Rows from a dataset:
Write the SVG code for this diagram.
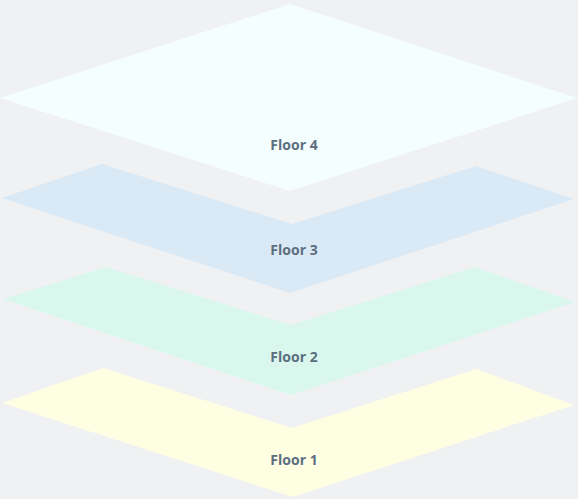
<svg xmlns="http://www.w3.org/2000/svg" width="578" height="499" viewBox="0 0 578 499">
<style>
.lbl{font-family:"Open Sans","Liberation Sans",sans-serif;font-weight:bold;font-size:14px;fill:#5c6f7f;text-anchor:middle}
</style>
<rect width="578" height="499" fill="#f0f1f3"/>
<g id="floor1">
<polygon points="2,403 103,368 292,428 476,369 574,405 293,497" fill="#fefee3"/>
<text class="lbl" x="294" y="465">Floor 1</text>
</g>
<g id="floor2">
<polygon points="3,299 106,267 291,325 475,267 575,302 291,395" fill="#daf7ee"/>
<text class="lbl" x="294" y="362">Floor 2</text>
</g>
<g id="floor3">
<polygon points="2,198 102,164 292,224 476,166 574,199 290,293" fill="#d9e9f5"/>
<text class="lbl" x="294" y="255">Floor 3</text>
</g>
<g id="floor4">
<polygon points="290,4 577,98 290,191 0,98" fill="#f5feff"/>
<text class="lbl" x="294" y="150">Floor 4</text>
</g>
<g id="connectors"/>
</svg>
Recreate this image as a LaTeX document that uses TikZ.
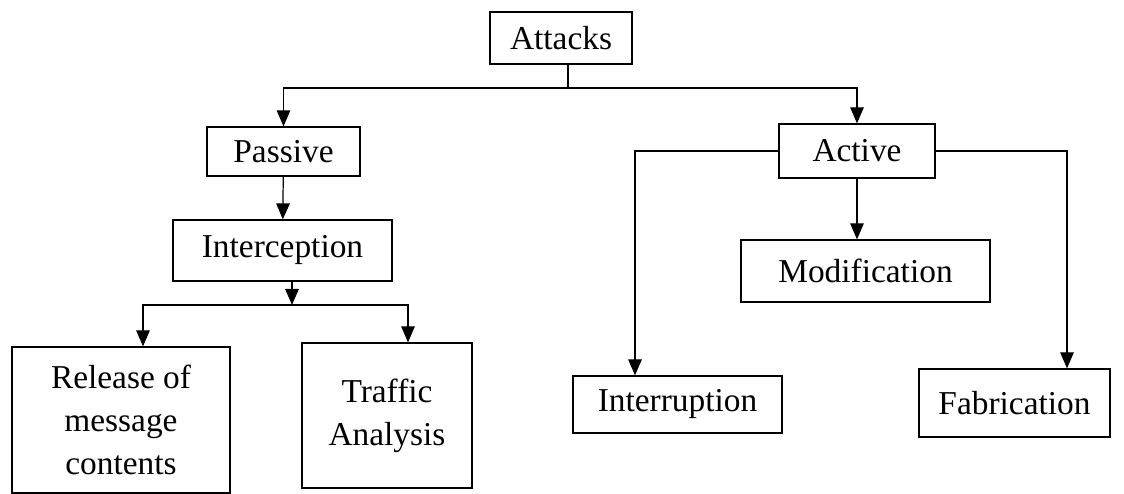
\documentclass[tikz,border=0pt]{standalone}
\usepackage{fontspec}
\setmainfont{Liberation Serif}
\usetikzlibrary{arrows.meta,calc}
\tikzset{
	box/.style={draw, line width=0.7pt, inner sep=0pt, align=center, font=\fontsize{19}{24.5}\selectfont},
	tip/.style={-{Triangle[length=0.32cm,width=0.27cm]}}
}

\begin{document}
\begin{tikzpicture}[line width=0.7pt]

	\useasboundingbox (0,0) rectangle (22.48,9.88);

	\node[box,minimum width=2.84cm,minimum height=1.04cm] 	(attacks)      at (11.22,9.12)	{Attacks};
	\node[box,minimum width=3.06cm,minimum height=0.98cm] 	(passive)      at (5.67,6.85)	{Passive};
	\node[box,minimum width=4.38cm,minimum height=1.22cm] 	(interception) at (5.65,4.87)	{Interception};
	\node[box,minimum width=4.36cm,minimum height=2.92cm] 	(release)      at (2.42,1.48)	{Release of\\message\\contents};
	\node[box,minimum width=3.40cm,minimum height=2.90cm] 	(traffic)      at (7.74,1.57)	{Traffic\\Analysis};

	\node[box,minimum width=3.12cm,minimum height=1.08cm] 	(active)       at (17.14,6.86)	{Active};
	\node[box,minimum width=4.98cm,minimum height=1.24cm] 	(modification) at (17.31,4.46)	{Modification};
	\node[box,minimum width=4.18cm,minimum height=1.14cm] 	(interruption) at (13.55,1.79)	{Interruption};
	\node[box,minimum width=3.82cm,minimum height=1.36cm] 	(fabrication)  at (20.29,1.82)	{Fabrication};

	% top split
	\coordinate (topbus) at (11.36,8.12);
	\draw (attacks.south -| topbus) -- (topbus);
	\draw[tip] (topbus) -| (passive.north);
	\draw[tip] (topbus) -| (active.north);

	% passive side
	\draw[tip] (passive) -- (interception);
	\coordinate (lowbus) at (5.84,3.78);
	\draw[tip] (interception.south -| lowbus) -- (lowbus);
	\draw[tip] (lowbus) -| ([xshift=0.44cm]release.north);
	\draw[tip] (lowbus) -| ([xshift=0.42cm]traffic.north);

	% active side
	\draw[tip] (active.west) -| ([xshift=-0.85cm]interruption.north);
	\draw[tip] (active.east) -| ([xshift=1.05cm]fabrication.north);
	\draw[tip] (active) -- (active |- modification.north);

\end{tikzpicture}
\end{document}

— YOUR TASK —
Images in the data above are to be skipped. Retype all other material exactly.

— OUTPUT FOR THIS TASK —
Write the SVG code for this diagram.
<svg xmlns="http://www.w3.org/2000/svg" width="578" height="499" viewBox="0 0 578 499">
<style>
.lbl{font-family:"Open Sans","Liberation Sans",sans-serif;font-weight:bold;font-size:14px;fill:#5c6f7f;text-anchor:middle}
</style>
<rect width="578" height="499" fill="#f0f1f3"/>
<g id="floor1">
<polygon points="2,403 103,368 292,428 476,369 574,405 293,497" fill="#fefee3"/>
<text class="lbl" x="294" y="465">Floor 1</text>
</g>
<g id="floor2">
<polygon points="3,299 106,267 291,325 475,267 575,302 291,395" fill="#daf7ee"/>
<text class="lbl" x="294" y="362">Floor 2</text>
</g>
<g id="floor3">
<polygon points="2,198 102,164 292,224 476,166 574,199 290,293" fill="#d9e9f5"/>
<text class="lbl" x="294" y="255">Floor 3</text>
</g>
<g id="floor4">
<polygon points="290,4 577,98 290,191 0,98" fill="#f5feff"/>
<text class="lbl" x="294" y="150">Floor 4</text>
</g>
<g id="connectors"/>
</svg>
Recreate this image as a LaTeX document that uses TikZ.
\documentclass[tikz,border=0pt]{standalone}
\usepackage{fontspec}
\setmainfont{Liberation Serif}
\usetikzlibrary{arrows.meta,calc}
\tikzset{
	box/.style={draw, line width=0.7pt, inner sep=0pt, align=center, font=\fontsize{19}{24.5}\selectfont},
	tip/.style={-{Triangle[length=0.32cm,width=0.27cm]}}
}

\begin{document}
\begin{tikzpicture}[line width=0.7pt]

	\useasboundingbox (0,0) rectangle (22.48,9.88);

	\node[box,minimum width=2.84cm,minimum height=1.04cm] 	(attacks)      at (11.22,9.12)	{Attacks};
	\node[box,minimum width=3.06cm,minimum height=0.98cm] 	(passive)      at (5.67,6.85)	{Passive};
	\node[box,minimum width=4.38cm,minimum height=1.22cm] 	(interception) at (5.65,4.87)	{Interception};
	\node[box,minimum width=4.36cm,minimum height=2.92cm] 	(release)      at (2.42,1.48)	{Release of\\message\\contents};
	\node[box,minimum width=3.40cm,minimum height=2.90cm] 	(traffic)      at (7.74,1.57)	{Traffic\\Analysis};

	\node[box,minimum width=3.12cm,minimum height=1.08cm] 	(active)       at (17.14,6.86)	{Active};
	\node[box,minimum width=4.98cm,minimum height=1.24cm] 	(modification) at (17.31,4.46)	{Modification};
	\node[box,minimum width=4.18cm,minimum height=1.14cm] 	(interruption) at (13.55,1.79)	{Interruption};
	\node[box,minimum width=3.82cm,minimum height=1.36cm] 	(fabrication)  at (20.29,1.82)	{Fabrication};

	% top split
	\coordinate (topbus) at (11.36,8.12);
	\draw (attacks.south -| topbus) -- (topbus);
	\draw[tip] (topbus) -| (passive.north);
	\draw[tip] (topbus) -| (active.north);

	% passive side
	\draw[tip] (passive) -- (interception);
	\coordinate (lowbus) at (5.84,3.78);
	\draw[tip] (interception.south -| lowbus) -- (lowbus);
	\draw[tip] (lowbus) -| ([xshift=0.44cm]release.north);
	\draw[tip] (lowbus) -| ([xshift=0.42cm]traffic.north);

	% active side
	\draw[tip] (active.west) -| ([xshift=-0.85cm]interruption.north);
	\draw[tip] (active.east) -| ([xshift=1.05cm]fabrication.north);
	\draw[tip] (active) -- (active |- modification.north);

\end{tikzpicture}
\end{document}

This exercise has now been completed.